I spent most of the rest of the week reading and getting some stuff together for class, then yesterday, the mail run came. I got two packages – one from my dad, another from Tim. My mom’s packages have yet to arrive, I’m wondering if perhaps the first one she sent has gotten lost…. Anyway, I got tons of great food from my dad including a big thing of Gatorade mix, 2 boxes of cheez-its, some doña maria mole sauces, some candy (gummi worms got eaten by mice en route, but Mexican candy and the candy corn made it ok, some fruit loops, some Mexican hot sauce, and a hair clipper set (which I need to charge in Boké or Conakry before I use it, I cut my own hair here because a Guinean haircut is someone shaving your head to the skin with a razor blade). Tim’s package had a nalgene bottle, a bunch of Cliff bars in assorted (Delicious) flavors, some cheez-its, some postcards, some energy gels for biking, good pens, and some other goodies. I also got a lot of mail from PC including the newsletter (in which I found out that one of my training mates has decided to go home after being at site for 2 weeks, which is unfortunate, I hope everything goes well for him in the states).
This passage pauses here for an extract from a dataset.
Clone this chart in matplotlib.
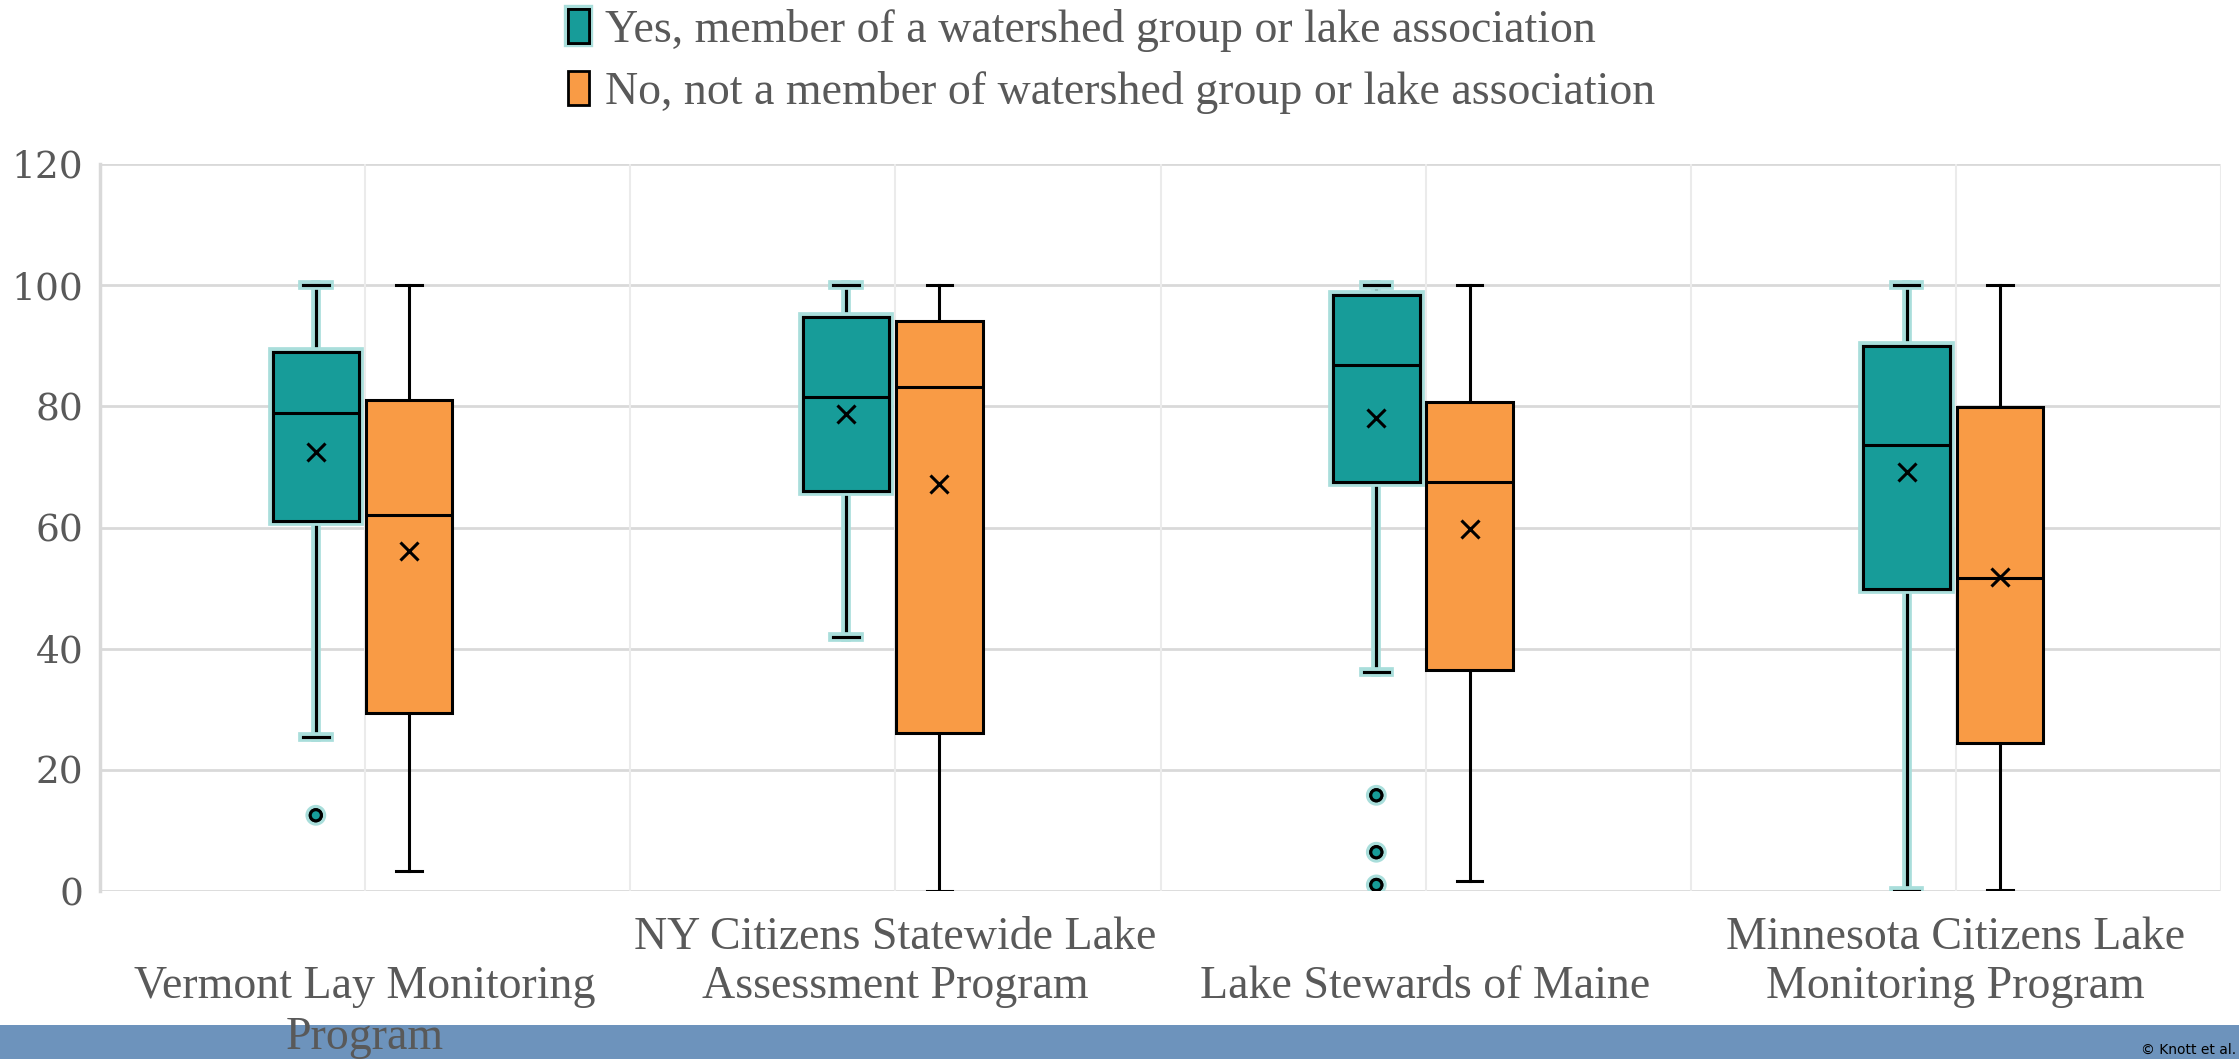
import matplotlib
matplotlib.use("Agg")
import matplotlib.pyplot as plt
import matplotlib.patheffects as pe
from matplotlib.patches import Patch, Rectangle
import numpy as np

# ---- data ----
categories = ["Vermont Lay Monitoring\nProgram",
              "NY Citizens Statewide Lake\nAssessment Program",
              "Lake Stewards of Maine",
              "Minnesota Citizens Lake\nMonitoring Program"]
label_first_row = [1, 0, 1, 0]
series_names = ["Yes, member of a watershed group or lake association",
                "No, not a member of watershed group or lake association"]

yes_whislo = [25.5, 42.0, 36.2, 0.0]
yes_q1 = [61.0, 66.0, 67.5, 49.8]
yes_med = [78.9, 81.6, 86.8, 73.6]
yes_q3 = [89.0, 94.7, 98.4, 89.9]
yes_whishi = [100, 100, 100, 100]
yes_mean = [72.4, 78.8, 78.1, 69.1]
yes_fliers = [[12.5], [], [15.8, 6.4, 1.0], []]

no_whislo = [3.3, 0.0, 1.7, 0.2]
no_q1 = [29.4, 26.0, 36.5, 24.4]
no_med = [62.1, 83.2, 67.5, 51.7]
no_q3 = [81.1, 94.1, 80.7, 79.9]
no_whishi = [100, 100, 100, 100]
no_mean = [56.2, 67.2, 59.7, 51.9]
no_fliers = [[], [], [], []]

yticks = [0, 20, 40, 60, 80, 100, 120]

# ---- figure ----
W, H = 2239, 1059
fig = plt.figure(figsize=(W / 100, H / 100), dpi=100)
ax = fig.add_axes([100 / W, 1 - 891 / H, (2221 - 100) / W, (891 - 164) / H])

teal = "#179C99"
orange = "#F99B45"
glow = "#A9DEDB"
gray_txt = "#595959"


def stats(wl, q1, md, q3, wh, mn, fl):
    return [dict(whislo=a, q1=b, med=c, q3=d, whishi=e, mean=f, fliers=g)
            for a, b, c, d, e, f, g in zip(wl, q1, md, q3, wh, mn, fl)]


x = np.arange(len(categories))
width = 0.163
glow_fx = [pe.withStroke(linewidth=7, foreground=glow)]

for st, off, col, is_yes in [
    (stats(yes_whislo, yes_q1, yes_med, yes_q3, yes_whishi, yes_mean, yes_fliers), -0.093, teal, True),
    (stats(no_whislo, no_q1, no_med, no_q3, no_whishi, no_mean, no_fliers), 0.083, orange, False),
]:
    bp = ax.bxp(st, positions=x + off, widths=width, patch_artist=True,
                showmeans=True, meanline=False, showfliers=True,
                boxprops=dict(facecolor=col, edgecolor="black", linewidth=2.2),
                medianprops=dict(color="black", linewidth=2.2),
                whiskerprops=dict(color="black", linewidth=2.2),
                capprops=dict(color="black", linewidth=2.2),
                capwidths=0.048,
                meanprops=dict(marker="x", markeredgecolor="black", markersize=13,
                               markeredgewidth=2.2),
                flierprops=dict(marker="o", markerfacecolor=col, markeredgecolor="black",
                                markersize=8, markeredgewidth=2.2))
    if is_yes:
        for key in ["boxes", "whiskers", "caps", "fliers"]:
            for art in bp[key]:
                art.set_path_effects(glow_fx + [pe.Normal()])
    for art in bp["boxes"] + bp["medians"] + bp["means"]:
        art.set_zorder(4)
    for art in bp["whiskers"] + bp["caps"] + bp["fliers"]:
        art.set_zorder(3)

ax.set_xlim(-0.5, len(categories) - 0.5)
ax.set_ylim(0, 120)
ax.set_yticks(yticks)
ax.set_yticklabels([str(t) for t in yticks], family="DejaVu Serif", fontsize=27, color=gray_txt)
ax.tick_params(axis="y", length=0, pad=12)
ax.set_xticks([])

# grid lines
for t in yticks:
    ax.axhline(t, color="#D9D9D9", linewidth=2, zorder=0)
for v in np.arange(-0.5, len(categories), 0.5):
    ax.axvline(v, color="#EBEBEB", linewidth=1.5, zorder=0)
for s in ["top", "right", "bottom"]:
    ax.spines[s].set_visible(False)
ax.spines["left"].set_color("#D9D9D9")
ax.spines["left"].set_linewidth(2.5)

# bottom blue band
fig.patches.append(Rectangle((0, 0), 1, (H - 1025) / H, transform=fig.transFigure,
                             facecolor="#6D93BC", edgecolor="none", zorder=0))
fig.text(2236 / W, 2 / H, "© Knott et al.", fontsize=10, color="black",
         ha="right", va="bottom", family="DejaVu Sans")

# category labels
row_y = [938, 987, 1038]
for i, lab in enumerate(categories):
    xf = ax.transData.transform((x[i], 0))[0] / W
    for j, line in enumerate(lab.split("\n")):
        r = label_first_row[i] + j
        fig.text(xf, 1 - row_y[r] / H, line, ha="center", va="center",
                 family="Liberation Serif", fontsize=33, color=gray_txt, zorder=5)

# legend
handles = [Patch(facecolor=teal, edgecolor="black", linewidth=2),
           Patch(facecolor=orange, edgecolor="black", linewidth=2)]
handles[0].set_path_effects([pe.withStroke(linewidth=6, foreground=glow), pe.Normal()])
fig.legend(handles, series_names, loc="upper left",
           bbox_to_anchor=(568 / W, 1 - 9 / H), frameon=False,
           prop=dict(family="Liberation Serif", size=33),
           labelcolor=gray_txt, handlelength=0.45, handleheight=0.75,
           handletextpad=0.35, labelspacing=0.42, borderpad=0, borderaxespad=0)

fig.savefig("out.png", dpi=100)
Alright, that is the general update. I’m glad to have figured out that I can use the computers in the internet café for free as long as I buy internet time. I can then type up stuff like this in MS Word, and then upload it when I punch in my internet code (thus saving the internet time for actual browsing). This means I can pre-type e-mails and posts and not need to economize so much on writing later on. Photo-uploads will have to wait until Conakry though….assuming I find a USB cable to use. Alright, that’s all for now.